**PROBLEM REQUIREMENTS**
Scan the lines below for the string "this" and copy every one that has it.
── INPUT DATA
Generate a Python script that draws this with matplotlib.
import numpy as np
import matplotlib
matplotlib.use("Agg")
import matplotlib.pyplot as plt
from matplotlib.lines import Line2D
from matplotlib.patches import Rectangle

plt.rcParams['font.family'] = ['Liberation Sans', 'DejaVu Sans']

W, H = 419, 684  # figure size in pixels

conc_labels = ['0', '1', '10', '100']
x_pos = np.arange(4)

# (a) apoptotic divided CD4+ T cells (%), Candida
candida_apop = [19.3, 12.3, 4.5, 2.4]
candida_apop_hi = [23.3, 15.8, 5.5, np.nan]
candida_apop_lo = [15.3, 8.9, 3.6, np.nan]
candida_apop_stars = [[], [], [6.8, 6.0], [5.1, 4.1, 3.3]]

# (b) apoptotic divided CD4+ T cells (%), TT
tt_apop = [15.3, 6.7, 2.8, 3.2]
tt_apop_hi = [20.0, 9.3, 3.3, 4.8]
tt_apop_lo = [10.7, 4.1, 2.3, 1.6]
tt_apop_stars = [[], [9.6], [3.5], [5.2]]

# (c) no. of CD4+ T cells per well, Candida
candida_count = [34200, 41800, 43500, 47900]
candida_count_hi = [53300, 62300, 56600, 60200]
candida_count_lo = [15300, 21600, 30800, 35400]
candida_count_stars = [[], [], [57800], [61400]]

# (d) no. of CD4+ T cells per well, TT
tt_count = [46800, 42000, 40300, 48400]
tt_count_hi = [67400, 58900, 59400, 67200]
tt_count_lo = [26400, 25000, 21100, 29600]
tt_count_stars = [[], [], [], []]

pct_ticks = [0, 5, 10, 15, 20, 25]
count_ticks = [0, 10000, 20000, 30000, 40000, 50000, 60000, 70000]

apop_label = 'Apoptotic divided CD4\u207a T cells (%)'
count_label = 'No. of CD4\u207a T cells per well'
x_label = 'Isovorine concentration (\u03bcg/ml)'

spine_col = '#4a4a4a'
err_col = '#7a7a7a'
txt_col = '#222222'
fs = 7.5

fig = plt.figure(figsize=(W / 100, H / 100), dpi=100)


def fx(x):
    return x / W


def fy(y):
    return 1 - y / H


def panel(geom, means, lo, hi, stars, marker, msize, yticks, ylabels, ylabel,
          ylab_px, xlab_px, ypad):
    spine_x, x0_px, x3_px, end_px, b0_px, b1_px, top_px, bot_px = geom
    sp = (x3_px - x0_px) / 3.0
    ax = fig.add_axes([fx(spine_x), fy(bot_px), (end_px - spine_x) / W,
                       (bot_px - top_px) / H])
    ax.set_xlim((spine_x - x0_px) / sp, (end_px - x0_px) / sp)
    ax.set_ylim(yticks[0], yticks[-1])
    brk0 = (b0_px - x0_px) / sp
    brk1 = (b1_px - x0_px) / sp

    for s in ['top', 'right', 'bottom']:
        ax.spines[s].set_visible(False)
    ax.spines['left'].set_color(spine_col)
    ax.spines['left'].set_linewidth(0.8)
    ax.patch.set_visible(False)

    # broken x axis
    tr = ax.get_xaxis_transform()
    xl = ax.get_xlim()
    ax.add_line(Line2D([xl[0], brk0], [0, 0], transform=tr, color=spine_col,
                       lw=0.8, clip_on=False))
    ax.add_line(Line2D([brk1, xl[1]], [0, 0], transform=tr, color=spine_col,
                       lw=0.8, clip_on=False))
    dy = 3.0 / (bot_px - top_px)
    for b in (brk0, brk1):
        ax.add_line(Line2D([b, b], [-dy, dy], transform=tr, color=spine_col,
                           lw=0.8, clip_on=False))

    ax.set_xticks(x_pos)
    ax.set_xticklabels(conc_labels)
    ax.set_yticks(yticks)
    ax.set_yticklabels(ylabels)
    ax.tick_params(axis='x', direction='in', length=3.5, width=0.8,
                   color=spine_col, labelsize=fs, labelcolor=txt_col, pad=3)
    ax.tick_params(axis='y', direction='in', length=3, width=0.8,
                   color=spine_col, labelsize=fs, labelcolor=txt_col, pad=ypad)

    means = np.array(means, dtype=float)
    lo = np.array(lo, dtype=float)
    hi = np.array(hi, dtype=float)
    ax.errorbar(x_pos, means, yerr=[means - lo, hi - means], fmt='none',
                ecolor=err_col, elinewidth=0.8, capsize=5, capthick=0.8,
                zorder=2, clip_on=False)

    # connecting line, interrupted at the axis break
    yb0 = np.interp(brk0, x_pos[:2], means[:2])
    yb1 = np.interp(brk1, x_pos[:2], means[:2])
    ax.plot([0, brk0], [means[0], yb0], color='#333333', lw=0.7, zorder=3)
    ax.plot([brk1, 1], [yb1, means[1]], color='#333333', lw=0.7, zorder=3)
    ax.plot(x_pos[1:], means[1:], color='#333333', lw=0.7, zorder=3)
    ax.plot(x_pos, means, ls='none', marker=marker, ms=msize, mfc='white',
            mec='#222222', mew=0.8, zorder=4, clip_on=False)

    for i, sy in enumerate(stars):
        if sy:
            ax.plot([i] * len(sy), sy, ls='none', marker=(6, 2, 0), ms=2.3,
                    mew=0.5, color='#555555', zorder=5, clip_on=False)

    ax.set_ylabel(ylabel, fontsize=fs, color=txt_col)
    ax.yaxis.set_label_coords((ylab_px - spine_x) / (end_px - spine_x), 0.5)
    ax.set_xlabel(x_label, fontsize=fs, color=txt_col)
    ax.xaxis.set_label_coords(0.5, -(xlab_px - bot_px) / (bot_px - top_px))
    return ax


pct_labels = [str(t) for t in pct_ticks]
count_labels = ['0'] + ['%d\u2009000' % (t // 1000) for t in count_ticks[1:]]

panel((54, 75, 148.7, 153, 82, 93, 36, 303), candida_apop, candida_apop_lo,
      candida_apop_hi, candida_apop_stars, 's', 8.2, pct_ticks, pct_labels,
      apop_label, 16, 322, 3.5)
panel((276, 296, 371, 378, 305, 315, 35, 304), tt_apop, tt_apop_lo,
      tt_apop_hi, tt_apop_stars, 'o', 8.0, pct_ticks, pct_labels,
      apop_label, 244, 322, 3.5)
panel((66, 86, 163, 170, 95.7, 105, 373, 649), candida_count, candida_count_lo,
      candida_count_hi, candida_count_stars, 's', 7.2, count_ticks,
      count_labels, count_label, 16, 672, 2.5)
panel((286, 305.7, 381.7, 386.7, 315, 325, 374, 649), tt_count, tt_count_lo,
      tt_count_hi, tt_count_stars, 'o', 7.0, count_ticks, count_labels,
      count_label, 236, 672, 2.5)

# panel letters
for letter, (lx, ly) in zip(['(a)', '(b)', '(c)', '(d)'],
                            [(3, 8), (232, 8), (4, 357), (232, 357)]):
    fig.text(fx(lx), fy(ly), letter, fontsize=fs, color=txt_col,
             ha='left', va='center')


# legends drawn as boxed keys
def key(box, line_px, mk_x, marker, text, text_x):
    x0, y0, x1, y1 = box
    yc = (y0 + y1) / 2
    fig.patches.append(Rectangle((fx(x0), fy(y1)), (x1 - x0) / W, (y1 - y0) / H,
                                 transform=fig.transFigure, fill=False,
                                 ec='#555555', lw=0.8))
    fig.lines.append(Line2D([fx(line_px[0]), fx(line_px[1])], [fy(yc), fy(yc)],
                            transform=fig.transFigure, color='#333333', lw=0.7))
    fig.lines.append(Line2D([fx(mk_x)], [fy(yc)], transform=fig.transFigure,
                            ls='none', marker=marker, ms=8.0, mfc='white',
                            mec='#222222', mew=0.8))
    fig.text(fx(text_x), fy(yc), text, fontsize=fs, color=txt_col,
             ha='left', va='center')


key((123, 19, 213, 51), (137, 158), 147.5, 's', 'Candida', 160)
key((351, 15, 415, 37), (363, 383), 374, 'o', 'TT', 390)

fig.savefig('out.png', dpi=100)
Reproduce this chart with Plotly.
────
**EXPECTED ANSWER**
Generate a Python script that draws this with matplotlib.
Reproduce this chart with Plotly.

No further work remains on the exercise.